> [What the task asks] Below this line are records; write out exactly the lines from the one containing "Clone this chart in Apache ECharts." through the one containing "var yTickLabels = ['€0.1', '€0.6'];", with the pictures left out.

Stored records:
============================================================

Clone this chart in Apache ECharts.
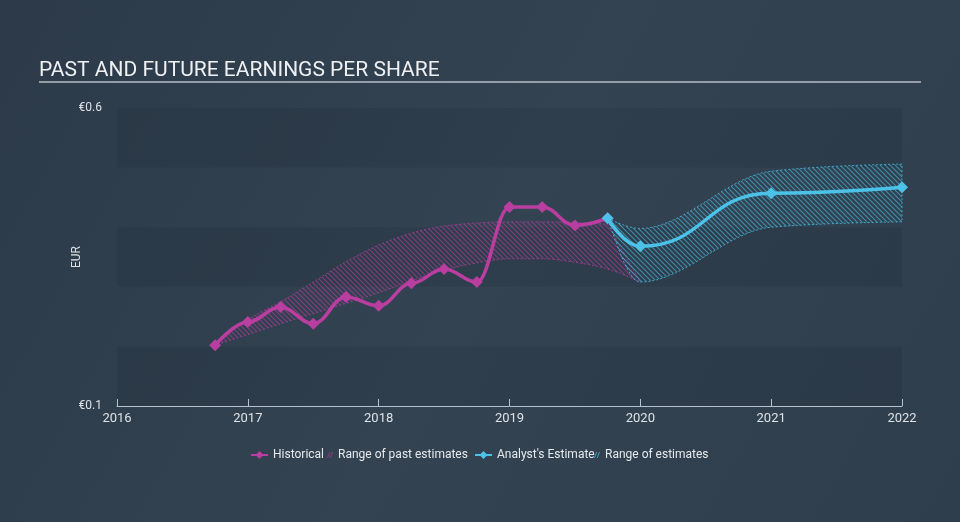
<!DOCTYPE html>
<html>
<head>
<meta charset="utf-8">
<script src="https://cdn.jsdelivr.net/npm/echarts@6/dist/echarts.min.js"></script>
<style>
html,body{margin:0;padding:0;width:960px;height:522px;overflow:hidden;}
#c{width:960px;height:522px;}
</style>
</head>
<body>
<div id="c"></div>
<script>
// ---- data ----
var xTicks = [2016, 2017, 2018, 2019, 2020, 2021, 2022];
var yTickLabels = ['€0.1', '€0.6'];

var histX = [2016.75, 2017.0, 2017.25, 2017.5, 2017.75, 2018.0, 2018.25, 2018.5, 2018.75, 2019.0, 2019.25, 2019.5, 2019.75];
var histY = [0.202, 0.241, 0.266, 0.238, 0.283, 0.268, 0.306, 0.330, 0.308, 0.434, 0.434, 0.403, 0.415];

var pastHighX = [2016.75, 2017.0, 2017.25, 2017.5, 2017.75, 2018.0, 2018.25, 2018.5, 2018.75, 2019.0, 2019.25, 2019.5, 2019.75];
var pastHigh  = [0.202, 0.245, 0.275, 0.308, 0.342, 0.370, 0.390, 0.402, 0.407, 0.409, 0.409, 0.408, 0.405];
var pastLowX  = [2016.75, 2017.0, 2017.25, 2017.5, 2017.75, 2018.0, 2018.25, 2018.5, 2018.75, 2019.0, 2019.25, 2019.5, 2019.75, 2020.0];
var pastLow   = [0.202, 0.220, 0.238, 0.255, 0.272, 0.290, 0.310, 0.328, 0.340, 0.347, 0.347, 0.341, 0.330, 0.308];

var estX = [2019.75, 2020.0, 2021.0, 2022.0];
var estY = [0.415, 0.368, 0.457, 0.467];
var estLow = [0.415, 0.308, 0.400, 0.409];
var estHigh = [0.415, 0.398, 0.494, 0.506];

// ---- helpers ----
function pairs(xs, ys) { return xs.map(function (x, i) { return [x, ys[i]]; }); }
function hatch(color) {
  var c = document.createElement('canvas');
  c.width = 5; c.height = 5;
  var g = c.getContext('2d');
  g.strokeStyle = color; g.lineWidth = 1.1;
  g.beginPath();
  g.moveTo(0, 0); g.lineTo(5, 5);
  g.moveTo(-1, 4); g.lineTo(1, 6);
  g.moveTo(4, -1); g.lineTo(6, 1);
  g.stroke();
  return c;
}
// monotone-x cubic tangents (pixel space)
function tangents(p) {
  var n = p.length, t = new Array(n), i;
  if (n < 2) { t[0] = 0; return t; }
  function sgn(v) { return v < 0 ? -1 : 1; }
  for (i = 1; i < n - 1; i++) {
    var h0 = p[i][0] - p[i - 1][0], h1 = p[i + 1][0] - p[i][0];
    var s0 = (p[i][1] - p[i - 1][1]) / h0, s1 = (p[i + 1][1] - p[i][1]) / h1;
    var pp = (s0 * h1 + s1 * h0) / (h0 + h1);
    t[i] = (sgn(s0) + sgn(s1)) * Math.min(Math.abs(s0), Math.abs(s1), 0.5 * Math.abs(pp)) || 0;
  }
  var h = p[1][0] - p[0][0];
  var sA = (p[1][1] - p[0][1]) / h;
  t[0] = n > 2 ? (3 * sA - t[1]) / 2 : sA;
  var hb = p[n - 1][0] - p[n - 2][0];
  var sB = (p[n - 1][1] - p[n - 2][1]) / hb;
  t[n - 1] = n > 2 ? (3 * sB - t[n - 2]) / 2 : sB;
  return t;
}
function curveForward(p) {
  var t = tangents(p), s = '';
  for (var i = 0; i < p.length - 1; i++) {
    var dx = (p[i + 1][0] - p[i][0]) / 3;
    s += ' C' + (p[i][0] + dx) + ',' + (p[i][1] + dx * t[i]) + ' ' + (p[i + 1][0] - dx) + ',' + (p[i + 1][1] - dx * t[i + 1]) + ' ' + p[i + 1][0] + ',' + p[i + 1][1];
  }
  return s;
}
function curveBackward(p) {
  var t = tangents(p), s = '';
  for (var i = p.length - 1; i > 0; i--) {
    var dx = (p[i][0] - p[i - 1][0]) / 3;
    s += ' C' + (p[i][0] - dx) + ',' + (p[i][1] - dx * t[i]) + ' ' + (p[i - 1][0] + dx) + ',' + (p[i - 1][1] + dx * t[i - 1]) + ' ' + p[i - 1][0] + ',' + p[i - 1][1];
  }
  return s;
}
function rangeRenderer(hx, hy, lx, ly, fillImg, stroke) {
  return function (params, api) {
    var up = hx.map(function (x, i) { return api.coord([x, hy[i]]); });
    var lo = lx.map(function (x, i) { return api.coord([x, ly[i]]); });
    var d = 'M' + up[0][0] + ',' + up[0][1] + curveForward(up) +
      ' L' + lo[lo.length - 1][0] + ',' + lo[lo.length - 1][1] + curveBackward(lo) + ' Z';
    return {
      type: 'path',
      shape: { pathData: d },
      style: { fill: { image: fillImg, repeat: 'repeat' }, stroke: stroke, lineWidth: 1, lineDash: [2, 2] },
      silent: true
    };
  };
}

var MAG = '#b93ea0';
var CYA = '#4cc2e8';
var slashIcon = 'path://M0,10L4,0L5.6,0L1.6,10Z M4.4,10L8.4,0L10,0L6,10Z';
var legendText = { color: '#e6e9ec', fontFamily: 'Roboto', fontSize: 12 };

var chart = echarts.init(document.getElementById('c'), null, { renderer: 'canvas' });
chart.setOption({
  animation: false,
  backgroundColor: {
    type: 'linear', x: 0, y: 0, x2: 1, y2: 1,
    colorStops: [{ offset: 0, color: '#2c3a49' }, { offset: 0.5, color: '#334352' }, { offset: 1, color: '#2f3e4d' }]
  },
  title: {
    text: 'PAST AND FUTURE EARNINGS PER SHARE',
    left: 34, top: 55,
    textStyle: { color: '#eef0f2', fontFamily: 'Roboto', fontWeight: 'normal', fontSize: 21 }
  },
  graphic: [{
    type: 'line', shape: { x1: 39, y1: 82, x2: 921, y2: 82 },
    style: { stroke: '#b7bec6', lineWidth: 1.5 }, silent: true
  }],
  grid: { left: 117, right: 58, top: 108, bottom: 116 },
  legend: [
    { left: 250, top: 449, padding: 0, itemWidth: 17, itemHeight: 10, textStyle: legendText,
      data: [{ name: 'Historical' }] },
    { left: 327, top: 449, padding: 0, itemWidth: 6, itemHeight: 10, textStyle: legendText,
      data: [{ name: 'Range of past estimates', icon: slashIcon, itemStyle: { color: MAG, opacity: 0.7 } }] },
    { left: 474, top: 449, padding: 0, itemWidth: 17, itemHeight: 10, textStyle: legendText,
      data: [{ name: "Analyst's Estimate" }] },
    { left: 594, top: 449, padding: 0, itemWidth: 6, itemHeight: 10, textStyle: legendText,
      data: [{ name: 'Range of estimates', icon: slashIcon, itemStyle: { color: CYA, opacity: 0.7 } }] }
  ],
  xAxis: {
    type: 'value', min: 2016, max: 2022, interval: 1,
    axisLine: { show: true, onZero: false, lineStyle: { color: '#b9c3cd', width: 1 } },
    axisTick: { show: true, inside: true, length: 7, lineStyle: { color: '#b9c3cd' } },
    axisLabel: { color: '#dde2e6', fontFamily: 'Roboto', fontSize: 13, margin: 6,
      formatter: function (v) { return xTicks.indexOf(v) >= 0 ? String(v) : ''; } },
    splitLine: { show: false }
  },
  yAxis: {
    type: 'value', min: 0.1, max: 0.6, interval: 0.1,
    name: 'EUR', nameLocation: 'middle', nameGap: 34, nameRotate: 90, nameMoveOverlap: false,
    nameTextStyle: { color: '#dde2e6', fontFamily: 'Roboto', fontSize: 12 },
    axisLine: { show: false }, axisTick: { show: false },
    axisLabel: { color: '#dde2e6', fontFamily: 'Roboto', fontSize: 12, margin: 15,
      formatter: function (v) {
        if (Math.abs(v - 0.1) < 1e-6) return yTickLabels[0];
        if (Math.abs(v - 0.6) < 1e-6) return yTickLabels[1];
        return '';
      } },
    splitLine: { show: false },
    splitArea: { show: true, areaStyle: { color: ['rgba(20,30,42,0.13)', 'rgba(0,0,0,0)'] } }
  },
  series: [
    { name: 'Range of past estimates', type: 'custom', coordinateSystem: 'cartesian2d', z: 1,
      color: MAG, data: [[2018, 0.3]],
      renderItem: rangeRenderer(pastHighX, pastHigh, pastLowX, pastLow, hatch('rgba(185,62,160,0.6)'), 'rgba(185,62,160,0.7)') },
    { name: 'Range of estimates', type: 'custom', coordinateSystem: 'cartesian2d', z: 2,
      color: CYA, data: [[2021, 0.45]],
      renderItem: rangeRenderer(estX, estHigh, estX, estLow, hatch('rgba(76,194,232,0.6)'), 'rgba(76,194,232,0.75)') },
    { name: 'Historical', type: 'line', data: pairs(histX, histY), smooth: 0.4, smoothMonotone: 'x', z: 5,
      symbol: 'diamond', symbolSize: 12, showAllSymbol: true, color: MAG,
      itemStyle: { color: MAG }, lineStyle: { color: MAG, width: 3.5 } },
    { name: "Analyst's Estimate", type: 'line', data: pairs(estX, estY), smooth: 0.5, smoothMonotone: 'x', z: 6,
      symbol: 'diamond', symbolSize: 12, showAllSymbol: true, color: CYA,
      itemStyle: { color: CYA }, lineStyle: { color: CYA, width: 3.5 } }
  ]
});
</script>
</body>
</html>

============================================================

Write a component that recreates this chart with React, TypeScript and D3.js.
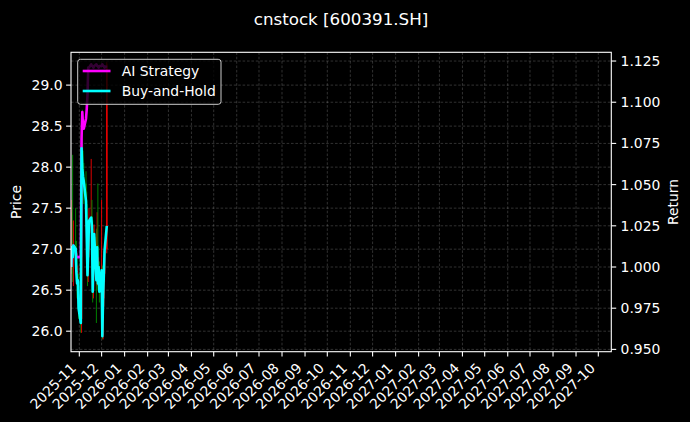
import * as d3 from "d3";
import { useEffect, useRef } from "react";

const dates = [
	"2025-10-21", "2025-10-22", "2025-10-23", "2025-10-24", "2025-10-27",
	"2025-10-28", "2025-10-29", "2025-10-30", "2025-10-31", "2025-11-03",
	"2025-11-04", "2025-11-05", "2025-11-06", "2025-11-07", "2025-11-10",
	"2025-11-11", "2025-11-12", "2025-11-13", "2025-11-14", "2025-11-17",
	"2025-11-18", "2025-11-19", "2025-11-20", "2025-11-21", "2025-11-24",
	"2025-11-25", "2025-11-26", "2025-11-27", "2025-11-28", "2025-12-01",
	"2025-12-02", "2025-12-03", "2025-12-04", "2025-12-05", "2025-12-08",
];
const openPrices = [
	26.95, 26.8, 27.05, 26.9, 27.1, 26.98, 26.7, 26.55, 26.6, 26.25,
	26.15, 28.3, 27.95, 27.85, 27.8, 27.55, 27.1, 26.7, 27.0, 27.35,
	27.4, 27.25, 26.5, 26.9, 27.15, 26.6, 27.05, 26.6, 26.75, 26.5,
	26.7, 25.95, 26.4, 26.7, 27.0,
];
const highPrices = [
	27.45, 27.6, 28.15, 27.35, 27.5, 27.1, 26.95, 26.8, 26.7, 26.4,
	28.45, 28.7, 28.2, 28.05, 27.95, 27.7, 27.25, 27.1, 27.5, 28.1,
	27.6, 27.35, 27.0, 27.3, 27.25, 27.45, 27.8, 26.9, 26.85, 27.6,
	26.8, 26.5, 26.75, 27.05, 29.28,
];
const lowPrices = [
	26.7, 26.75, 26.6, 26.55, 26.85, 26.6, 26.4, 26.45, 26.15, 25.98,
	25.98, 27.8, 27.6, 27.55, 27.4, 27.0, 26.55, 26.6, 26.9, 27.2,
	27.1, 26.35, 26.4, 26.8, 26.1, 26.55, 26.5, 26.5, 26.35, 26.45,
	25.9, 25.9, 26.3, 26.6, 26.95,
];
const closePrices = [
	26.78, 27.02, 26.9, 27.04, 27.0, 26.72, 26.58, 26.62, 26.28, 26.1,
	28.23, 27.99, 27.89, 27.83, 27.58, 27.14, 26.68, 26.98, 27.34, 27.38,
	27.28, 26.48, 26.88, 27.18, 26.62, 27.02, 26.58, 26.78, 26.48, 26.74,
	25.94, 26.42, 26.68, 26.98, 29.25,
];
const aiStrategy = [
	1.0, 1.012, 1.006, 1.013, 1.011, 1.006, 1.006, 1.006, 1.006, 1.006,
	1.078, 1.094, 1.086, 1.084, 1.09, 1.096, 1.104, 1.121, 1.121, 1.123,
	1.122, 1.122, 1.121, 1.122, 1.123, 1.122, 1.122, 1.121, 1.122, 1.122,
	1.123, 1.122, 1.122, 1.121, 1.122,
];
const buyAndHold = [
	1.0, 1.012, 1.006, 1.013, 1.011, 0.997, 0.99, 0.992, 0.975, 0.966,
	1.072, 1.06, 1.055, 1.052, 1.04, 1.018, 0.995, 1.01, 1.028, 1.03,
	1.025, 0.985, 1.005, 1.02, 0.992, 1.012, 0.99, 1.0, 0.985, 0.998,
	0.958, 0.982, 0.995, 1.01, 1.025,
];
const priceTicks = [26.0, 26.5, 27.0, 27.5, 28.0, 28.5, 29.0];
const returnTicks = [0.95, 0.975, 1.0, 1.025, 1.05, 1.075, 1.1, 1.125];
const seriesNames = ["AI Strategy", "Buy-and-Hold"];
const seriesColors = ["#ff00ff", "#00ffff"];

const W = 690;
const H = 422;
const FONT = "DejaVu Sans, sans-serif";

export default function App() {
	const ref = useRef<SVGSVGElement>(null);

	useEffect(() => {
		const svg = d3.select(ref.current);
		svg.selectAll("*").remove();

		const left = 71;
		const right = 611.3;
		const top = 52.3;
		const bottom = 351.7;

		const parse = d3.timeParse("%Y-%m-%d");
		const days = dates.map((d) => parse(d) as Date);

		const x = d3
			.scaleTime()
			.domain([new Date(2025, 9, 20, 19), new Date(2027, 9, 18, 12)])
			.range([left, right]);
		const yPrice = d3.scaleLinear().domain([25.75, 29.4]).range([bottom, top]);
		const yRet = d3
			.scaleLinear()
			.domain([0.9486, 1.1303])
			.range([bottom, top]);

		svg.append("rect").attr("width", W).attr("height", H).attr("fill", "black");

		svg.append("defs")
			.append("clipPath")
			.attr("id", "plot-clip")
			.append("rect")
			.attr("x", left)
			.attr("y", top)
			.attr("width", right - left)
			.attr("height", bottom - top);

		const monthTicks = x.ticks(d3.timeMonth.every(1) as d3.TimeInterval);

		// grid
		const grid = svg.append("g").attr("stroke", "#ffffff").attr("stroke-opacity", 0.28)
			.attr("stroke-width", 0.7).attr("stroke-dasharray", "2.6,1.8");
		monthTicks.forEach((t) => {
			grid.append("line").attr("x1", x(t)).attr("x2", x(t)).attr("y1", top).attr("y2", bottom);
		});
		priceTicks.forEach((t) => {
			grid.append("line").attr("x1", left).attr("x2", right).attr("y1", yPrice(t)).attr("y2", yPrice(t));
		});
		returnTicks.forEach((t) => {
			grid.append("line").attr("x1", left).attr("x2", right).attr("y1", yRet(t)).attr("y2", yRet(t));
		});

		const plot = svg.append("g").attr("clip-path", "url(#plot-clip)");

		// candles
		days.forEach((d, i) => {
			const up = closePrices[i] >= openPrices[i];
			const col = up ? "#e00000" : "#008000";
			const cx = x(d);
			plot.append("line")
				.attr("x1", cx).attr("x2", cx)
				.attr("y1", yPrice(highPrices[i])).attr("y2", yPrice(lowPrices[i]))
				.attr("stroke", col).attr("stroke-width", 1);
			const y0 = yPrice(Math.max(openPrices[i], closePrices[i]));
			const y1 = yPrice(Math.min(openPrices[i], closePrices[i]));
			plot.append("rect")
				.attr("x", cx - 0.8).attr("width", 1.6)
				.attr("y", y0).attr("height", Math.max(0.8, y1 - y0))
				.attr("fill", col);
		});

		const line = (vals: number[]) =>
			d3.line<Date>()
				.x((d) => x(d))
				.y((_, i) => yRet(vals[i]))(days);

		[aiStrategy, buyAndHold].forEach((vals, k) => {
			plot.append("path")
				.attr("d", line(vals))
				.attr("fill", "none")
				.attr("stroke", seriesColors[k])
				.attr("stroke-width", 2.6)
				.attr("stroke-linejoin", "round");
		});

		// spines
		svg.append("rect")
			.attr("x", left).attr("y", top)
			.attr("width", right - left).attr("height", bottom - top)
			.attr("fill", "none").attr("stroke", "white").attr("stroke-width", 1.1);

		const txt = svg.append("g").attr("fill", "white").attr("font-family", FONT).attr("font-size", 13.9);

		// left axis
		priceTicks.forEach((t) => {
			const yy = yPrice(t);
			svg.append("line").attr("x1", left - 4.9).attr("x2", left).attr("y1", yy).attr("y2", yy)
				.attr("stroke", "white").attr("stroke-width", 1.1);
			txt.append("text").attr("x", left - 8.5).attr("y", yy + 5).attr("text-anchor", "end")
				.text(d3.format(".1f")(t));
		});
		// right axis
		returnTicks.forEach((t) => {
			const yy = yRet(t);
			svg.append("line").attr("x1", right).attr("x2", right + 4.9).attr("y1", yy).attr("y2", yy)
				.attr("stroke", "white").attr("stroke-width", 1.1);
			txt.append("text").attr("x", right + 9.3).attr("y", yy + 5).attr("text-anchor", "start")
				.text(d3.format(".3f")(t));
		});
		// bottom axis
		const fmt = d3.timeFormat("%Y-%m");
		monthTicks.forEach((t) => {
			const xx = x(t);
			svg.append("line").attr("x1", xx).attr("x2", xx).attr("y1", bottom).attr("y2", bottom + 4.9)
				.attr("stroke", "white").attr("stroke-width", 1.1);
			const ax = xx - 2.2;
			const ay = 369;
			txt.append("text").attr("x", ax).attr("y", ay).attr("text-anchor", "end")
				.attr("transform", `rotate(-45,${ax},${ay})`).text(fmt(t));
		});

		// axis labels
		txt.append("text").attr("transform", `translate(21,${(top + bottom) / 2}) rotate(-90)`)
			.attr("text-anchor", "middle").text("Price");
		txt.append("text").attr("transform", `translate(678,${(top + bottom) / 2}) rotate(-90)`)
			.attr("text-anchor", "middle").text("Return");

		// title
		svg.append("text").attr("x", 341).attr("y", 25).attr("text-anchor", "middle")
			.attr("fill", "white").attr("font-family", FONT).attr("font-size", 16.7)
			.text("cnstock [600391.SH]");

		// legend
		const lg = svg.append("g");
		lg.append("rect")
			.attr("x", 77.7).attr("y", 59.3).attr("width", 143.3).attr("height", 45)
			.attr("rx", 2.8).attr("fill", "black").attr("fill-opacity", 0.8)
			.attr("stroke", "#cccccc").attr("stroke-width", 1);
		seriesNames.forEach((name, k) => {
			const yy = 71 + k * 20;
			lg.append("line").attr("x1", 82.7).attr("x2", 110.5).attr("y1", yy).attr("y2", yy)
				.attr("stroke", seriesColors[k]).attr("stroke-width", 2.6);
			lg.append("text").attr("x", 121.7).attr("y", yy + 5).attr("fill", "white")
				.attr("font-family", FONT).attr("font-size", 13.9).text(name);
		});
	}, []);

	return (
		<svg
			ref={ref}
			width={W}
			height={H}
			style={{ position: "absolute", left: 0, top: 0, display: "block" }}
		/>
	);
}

============================================================

> [Solution]
Clone this chart in Apache ECharts.
<!DOCTYPE html>
<html>
<head>
<meta charset="utf-8">
<script src="https://cdn.jsdelivr.net/npm/echarts@6/dist/echarts.min.js"></script>
<style>
html,body{margin:0;padding:0;width:960px;height:522px;overflow:hidden;}
#c{width:960px;height:522px;}
</style>
</head>
<body>
<div id="c"></div>
<script>
// ---- data ----
var xTicks = [2016, 2017, 2018, 2019, 2020, 2021, 2022];
var yTickLabels = ['€0.1', '€0.6'];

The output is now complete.